Le risque se concrétise après la survenance d’événements tels que listés ci-après :

  • dommages matériels suite à un sinistre de type incendie, inondation, explosion, panne d'équipement, ...
  • catastrophes naturelles : tempête, cyclone, grêle, tremblement de terre, ...
  • cyberattaques : piratage informatique, ransomware, ...
  • survenance d’événements d’origine humaine : négligence, sabotage, ...
  • pénuries d’approvisionnement : rupture de stock, défaillance d'un fournisseur, ...
  • pandémie : absentéisme du personnel, défis logistiques, ...
  • événements politiques et sociaux entraînant une interruption d'activité,
  • - perturbation du transport de marchandises par voie maritime, aérienne, fluviale ou terrestre,
  • événements financiers majeurs : crise financière, crash boursier, récession, fluctuations économiques.

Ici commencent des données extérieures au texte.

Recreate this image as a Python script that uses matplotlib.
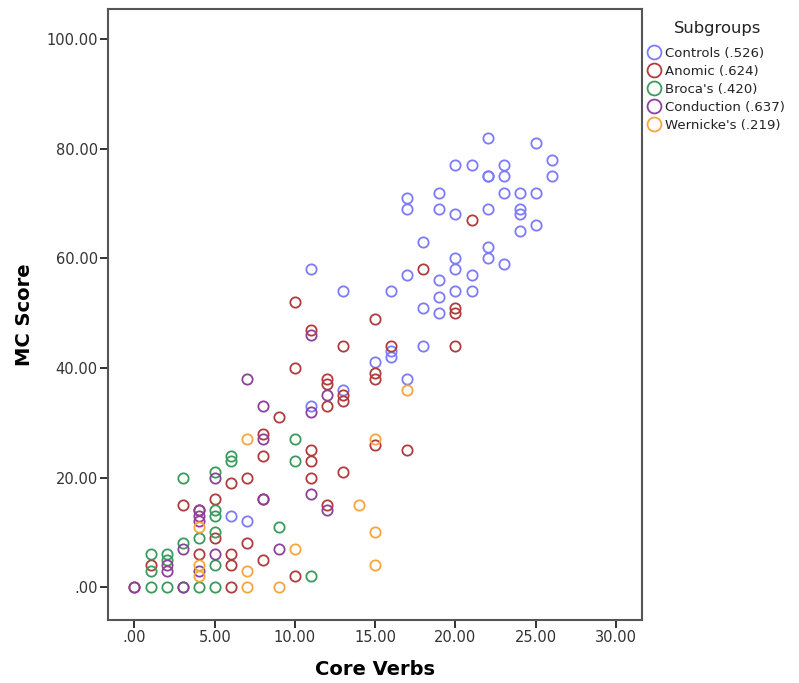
import matplotlib
matplotlib.use("Agg")
import matplotlib.pyplot as plt
from matplotlib.ticker import FuncFormatter
from matplotlib.lines import Line2D

# Core verbs (x) and MC score (y) per subgroup
controls_x = [22, 25, 26, 20, 21, 23, 22, 22, 23, 26, 19, 23, 24, 25, 17, 17, 19, 20, 22, 24,
              24, 24, 25, 18, 22, 20, 22, 23, 17, 19, 20, 21, 16, 19, 20, 21, 18, 19, 11, 13,
              16, 16, 18, 15, 17, 13, 11, 6, 7]
controls_y = [82, 81, 78, 77, 77, 77, 75, 75, 75, 75, 72, 72, 72, 72, 71, 69, 69, 68, 69, 69,
              68, 65, 66, 63, 62, 60, 60, 59, 57, 56, 58, 57, 54, 53, 54, 54, 51, 50, 58, 54,
              43, 42, 44, 41, 38, 36, 33, 13, 12]

anomic_x = [21, 18, 20, 20, 15, 10, 11, 13, 16, 20, 10, 15, 15, 12, 12, 13, 13, 12, 9, 8,
            15, 8, 11, 17, 11, 7, 11, 13, 6, 3, 5, 8, 12, 5, 7, 1, 4, 6, 6, 8,
            10, 6, 0, 4]
anomic_y = [67, 58, 51, 50, 49, 52, 47, 44, 44, 44, 40, 39, 38, 38, 37, 35, 34, 33, 31, 28,
            26, 24, 25, 25, 23, 20, 20, 21, 19, 15, 16, 16, 15, 9, 8, 4, 6, 6, 4, 5,
            2, 0, 0, 14]

broca_x = [10, 6, 6, 10, 3, 5, 5, 5, 9, 5, 4, 3, 1, 2, 2, 1, 5, 11, 1, 2, 3, 4, 5]
broca_y = [27, 24, 23, 23, 20, 21, 14, 13, 11, 10, 9, 8, 6, 6, 5, 3, 4, 2, 0, 0, 0, 0, 0]

conduction_x = [11, 12, 7, 8, 11, 8, 5, 11, 8, 12, 4, 4, 4, 3, 9, 5, 2, 2, 4, 0, 3]
conduction_y = [46, 35, 38, 33, 32, 27, 20, 17, 16, 14, 14, 13, 12, 7, 7, 6, 4, 3, 3, 0, 0]

wernicke_x = [17, 7, 15, 14, 4, 15, 10, 4, 4, 7, 15, 7, 9]
wernicke_y = [36, 27, 27, 15, 11, 10, 7, 4, 2, 3, 4, 0, 0]

group_labels = ["Controls (.526)", "Anomic (.624)", "Broca's (.420)",
                "Conduction (.637)", "Wernicke's (.219)"]
group_colors = ["#7b7bfb", "#b23c3c", "#3a9c5c", "#8c419c", "#f8a63c"]

x_ticks = [0, 5, 10, 15, 20, 25, 30]
y_ticks = [0, 20, 40, 60, 80, 100]

groups = [(controls_x, controls_y), (anomic_x, anomic_y), (broca_x, broca_y),
          (conduction_x, conduction_y), (wernicke_x, wernicke_y)]

W, H = 799, 683
fig = plt.figure(figsize=(W / 100, H / 100), dpi=100)
ax = fig.add_axes([108 / W, 1 - 620 / H, (642 - 108) / W, (620 - 9) / H])

for (gx, gy), color in zip(groups, group_colors):
    ax.plot(gx, gy, linestyle="none", marker="o", markersize=7.4,
            markerfacecolor="none", markeredgecolor=color, markeredgewidth=1.3)

ax.set_xlim(-1.65, 31.62)
ax.set_ylim(-6.0, 105.5)
ax.set_xticks(x_ticks)
ax.set_yticks(y_ticks)


def two_decimals(v, pos):
    s = f"{v:.2f}"
    return s[1:] if s.startswith("0.") else s


ax.xaxis.set_major_formatter(FuncFormatter(two_decimals))
ax.yaxis.set_major_formatter(FuncFormatter(two_decimals))

for side in ["left", "bottom", "top", "right"]:
    ax.spines[side].set_color("#555555")
    ax.spines[side].set_linewidth(1.5)

ax.tick_params(axis="both", direction="out", length=5.8, width=1.3, color="#222222",
               labelsize=10.5, labelcolor="#333333", pad=1.5)
ax.tick_params(top=False, right=False)

ax.set_xlabel("Core Verbs", fontsize=14, fontweight="bold", labelpad=11)
ax.set_ylabel("MC Score", fontsize=14, fontweight="bold", labelpad=9)

fig.text(718 / W, 1 - 28 / H, "Subgroups", ha="center", va="center",
         fontsize=11.8, color="#222222")

handles = [Line2D([], [], linestyle="none", marker="o", markersize=10,
                  markerfacecolor="none", markeredgecolor=c, markeredgewidth=1.3)
           for c in group_colors]
leg = ax.legend(handles, group_labels, loc="upper left",
                bbox_to_anchor=(648 / W, 1 - 47 / H), bbox_transform=fig.transFigure,
                frameon=False, fontsize=9.5, handlelength=0.9,
                handletextpad=0.4, labelspacing=0.37, borderaxespad=0, borderpad=0)
for t in leg.get_texts():
    t.set_color("#222222")

fig.savefig("out.png", dpi=100)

Exemples récents d'interruption d'activité et de perturbation de la chaîne d'approvisionnement :

  • Canada, été 2023 : fermeture des usines de traitement de pétrole et de gaz, suite aux graves incendies de forêt avec interruption de la production de 240 000 barils de pétrole par jour.
  • Mer Rouge, mi-décembre 2023 à début janvier 2024 : l’instabilité politique dans les eaux de la mer Rouge pousse plus de 400 porte-conteneurs à changer d’itinéraire, évitant ainsi la traversée du canal de Suez. Le changement d’itinéraire par le cap de Bonne-Espérance allonge les voyages de 10 à 20 jours, causant des retards importants de livraison.